Reluce la negrura de la pesada piedra de Rosseta, en la que los egipcios
punzaron una novela de Corín Tellado utilizando vetustos jeroglíficos y
modernísimas grafías de la Grecia de entonces. Y mira que fueron los padres del
papiro, ingrávido y flexible, fácil de llevar de un sitio a otro, inmejorable para
componer tiernas cartas de amor sin necesidad de curtir pieles de cabra -con lo
mal que huelen durante el proceso- ni de grabar sobre tablillas de arcilla, que
quieras o no manchan las manos.
Pero lo revolucionario fue el papel. Desde el
más tosco, confeccionado de manera artesanal con colas y serrín, al de blancura
cegadora que compramos en paquetes de a quinientos en cualquier tienda de
fotocopias.
Sobre quinientos folios se pueden escribir
muchas cosas. Desde tonterías a pensamientos cargados de serena filosofía, pues
el papel lo soporta todo, ya lo saben, desde un dibujito burlón durante una
soporífera clase de Derecho procesal a una petición de matrimonio. En una hoja
de papel firman los nuevos esposos y sus testigos que aquello es de verdad, vamos,
que va a durar hasta que la muerte haga de las suyas y la desconsolada viuda
pueda, al fin, largarse a jugar a las cartas con sus amigas o consolar su
tristeza haciendo arder la VISA en El Corte Inglés (hombres que me leéis, os
animo a que lo asumáis). Y sobre otra hoja se firma un acta de divorcio exprés
en la que apenas hay tiempo de garabatear el nombre de los esposos que han
pasado del embeleso al odio.
Un montoncito de folios guarda el discurso del
presidente de los Estados Unidos sobre el estado de la Unión, los ripios de un
quinceañero con ínfulas de poeta y la carta de una niña soñadora a Papá Noel. Y
un papel, un triste pedazo de papel, puede hundir la carrera del más listo.

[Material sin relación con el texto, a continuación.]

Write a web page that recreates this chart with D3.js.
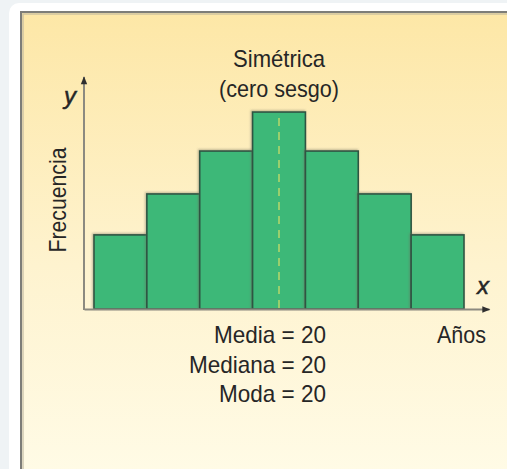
<!DOCTYPE html>
<html>
<head>
<meta charset="utf-8">
<script src="https://cdn.jsdelivr.net/npm/d3@7"></script>
<style>
  html, body { margin: 0; padding: 0; background: #eff3f5; }
  svg { display: block; }
  text { font-family: "Liberation Sans", Arial, Helvetica, sans-serif; fill: #262626; }
</style>
</head>
<body>
<svg id="chart" width="507" height="469"></svg>
<script>
// Class midpoints (años) and their frequencies for a symmetric distribution
const ageBins = [5, 10, 15, 20, 25, 30, 35];
const frequencies = [1.9, 2.95, 4.05, 5.05, 4.05, 2.95, 1.9];
const binWidth = 5;

// Summary statistics shown under the axis
const statNames = ["Media", "Mediana", "Moda"];
const statValues = [20, 20, 20];

// Title lines and axis labels
const titleLines = ["Simétrica", "(cero sesgo)"];
const xAxisLabel = "Años";
const yAxisLabel = "Frecuencia";

const svg = d3.select("#chart");
const W = 507, H = 469;
const FS = 24; // label size; widths are condensed with textLength

// ---- card and panel background ----
const defs = svg.append("defs");
const grad = defs.append("linearGradient")
  .attr("id", "panelGrad").attr("x1", 0).attr("y1", 0).attr("x2", 0).attr("y2", 1);
grad.append("stop").attr("offset", "0%").attr("stop-color", "#fde7a6");
grad.append("stop").attr("offset", "55%").attr("stop-color", "#fef3cf");
grad.append("stop").attr("offset", "100%").attr("stop-color", "#fffbe6");

const shadow = defs.append("filter").attr("id", "barShadow")
  .attr("x", "-10%").attr("y", "-10%").attr("width", "120%").attr("height", "120%");
shadow.append("feDropShadow")
  .attr("dx", -1).attr("dy", -1).attr("stdDeviation", 1)
  .attr("flood-color", "#6b6b5a").attr("flood-opacity", 0.45);

svg.append("rect")
  .attr("x", 9).attr("y", 3).attr("width", W + 20).attr("height", H + 20)
  .attr("rx", 10).attr("fill", "#ffffff");

const panel = { x: 20, y: 11 };
svg.append("rect")
  .attr("x", panel.x).attr("y", panel.y)
  .attr("width", W - panel.x + 5).attr("height", H - panel.y + 5)
  .attr("fill", "url(#panelGrad)");
// bevelled top/left edge
svg.append("path")
  .attr("d", `M${panel.x + 1},${H} V${panel.y + 1} H${W}`)
  .attr("fill", "none").attr("stroke", "#7d7d78").attr("stroke-width", 2);
svg.append("path")
  .attr("d", `M${panel.x + 3},${H} V${panel.y + 3} H${W}`)
  .attr("fill", "none").attr("stroke", "#b9b39c").attr("stroke-width", 1.5).attr("opacity", 0.7);

// ---- scales ----
const x = d3.scaleLinear()
  .domain([ageBins[0] - binWidth / 2, ageBins[ageBins.length - 1] + binWidth / 2])
  .range([94, 464]);
const y = d3.scaleLinear().domain([0, 6]).range([309, 75]);

const originX = 84;
const baseY = y(0);

// ---- arrowhead marker ----
defs.append("marker")
  .attr("id", "arrow").attr("viewBox", "0 0 10 10")
  .attr("refX", 9).attr("refY", 5)
  .attr("markerWidth", 10).attr("markerHeight", 8)
  .attr("markerUnits", "userSpaceOnUse")
  .attr("orient", "auto")
  .append("path").attr("d", "M0,1 L10,5 L0,9 Z").attr("fill", "#2f2f2f");

// ---- bars ----
const bars = ageBins.map((c, i) => ({ c, f: frequencies[i] }));
svg.append("g").selectAll("rect")
  .data(bars).join("rect")
  .attr("x", d => x(d.c - binWidth / 2))
  .attr("y", d => y(d.f))
  .attr("width", d => x(d.c + binWidth / 2) - x(d.c - binWidth / 2))
  .attr("height", d => baseY - y(d.f))
  .attr("fill", "#3cb878")
  .attr("stroke", "#2f5543")
  .attr("stroke-width", 1.6)
  .attr("filter", "url(#barShadow)");

// dashed line at the centre of symmetry (mean = median = mode)
const centre = statValues[0];
const peak = d3.max(frequencies);
svg.append("line")
  .attr("x1", x(centre)).attr("x2", x(centre))
  .attr("y1", y(peak) + 6).attr("y2", baseY - 1)
  .attr("stroke", "#b8d66a").attr("stroke-width", 1.5)
  .attr("stroke-dasharray", "8,6");

// ---- axes ----
const xAxisScale = d3.scaleLinear().domain(x.domain()).range([originX, 489]);
svg.append("g")
  .attr("transform", `translate(0,${baseY})`)
  .call(d3.axisBottom(xAxisScale).ticks(0).tickSizeOuter(0))
  .call(g => g.select(".domain")
    .attr("stroke", "#8c8a80").attr("stroke-width", 2)
    .attr("marker-end", "url(#arrow)"));

const yAxisScale = d3.scaleLinear().domain(y.domain()).range([baseY, 77]);
svg.append("g")
  .attr("transform", `translate(${originX},0)`)
  .call(d3.axisLeft(yAxisScale).ticks(0).tickSizeOuter(0))
  .call(g => g.select(".domain")
    .attr("d", `M0,${baseY + 1}V77`)
    .attr("stroke", "#8c8a80").attr("stroke-width", 2)
    .attr("marker-end", "url(#arrow)"));

// axis letters
svg.append("text").text("y")
  .attr("x", 70).attr("y", 104).attr("text-anchor", "middle")
  .attr("font-size", FS).attr("font-style", "italic")
  .attr("stroke", "#262626").attr("stroke-width", 0.5);
svg.append("text").text("x")
  .attr("x", 483).attr("y", 294).attr("text-anchor", "middle")
  .attr("font-size", FS).attr("font-style", "italic")
  .attr("stroke", "#262626").attr("stroke-width", 0.5);

// axis titles
svg.append("text").text(yAxisLabel)
  .attr("transform", `translate(66,${200}) rotate(-90)`)
  .attr("text-anchor", "middle").attr("font-size", FS)
  .attr("textLength", 105).attr("lengthAdjust", "spacingAndGlyphs");
svg.append("text").text(xAxisLabel)
  .attr("x", 486).attr("y", 343).attr("text-anchor", "end")
  .attr("font-size", FS)
  .attr("textLength", 49).attr("lengthAdjust", "spacingAndGlyphs");

// title
const titleWidths = [92, 120];
svg.append("g").selectAll("text")
  .data(titleLines).join("text")
  .text(d => d)
  .attr("x", x(centre)).attr("y", (d, i) => 67 + i * 30)
  .attr("text-anchor", "middle").attr("font-size", FS)
  .attr("textLength", (d, i) => titleWidths[i])
  .attr("lengthAdjust", "spacingAndGlyphs");

// summary statistics, right-aligned
const statWidths = [112, 137, 107];
svg.append("g").selectAll("text")
  .data(statNames).join("text")
  .text((d, i) => `${d} = ${statValues[i]}`)
  .attr("x", 326).attr("y", (d, i) => 343 + i * 29.5)
  .attr("text-anchor", "end").attr("font-size", FS)
  .attr("textLength", (d, i) => statWidths[i])
  .attr("lengthAdjust", "spacingAndGlyphs");
</script>
</body>
</html>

Basta una rúbrica bajo un texto indebido, un “recibí” que nunca debería haberse
aceptado o el visé de un caradura sobre el autografiado de otro caradura. Es la
venganza de la letra, de la carta en la mesa porque pesa. Aunque un papel
también puede servir para mentir con tal de acabar con la carrera del vecino,
especialmente en este nuestro teatro en el que basta la sospecha para la
condena pública, para el apaleo del pueblo, para la manifestación violenta de
quienes se saben al margen de todo y aplican la justicia según las coordenadas
de su ideología vintage, pedrada va, pedrada
viene. Así consiguen salir en los papeles y en internet, que es el folio del
siglo XXI.
Como conclusión, papeles para todos: honrados
y sinvergüenzas; funcionarios y artesanos de las facturas falsas; niños que aún
rellenan páginas de palotes y delincuentes que un día rompen la paz urbana y al
día siguiente desayunan tortitas en VIPs mientras garabatean palabras procaces
en una servilleta, que también es papel y lo aguanta todo, pero menos.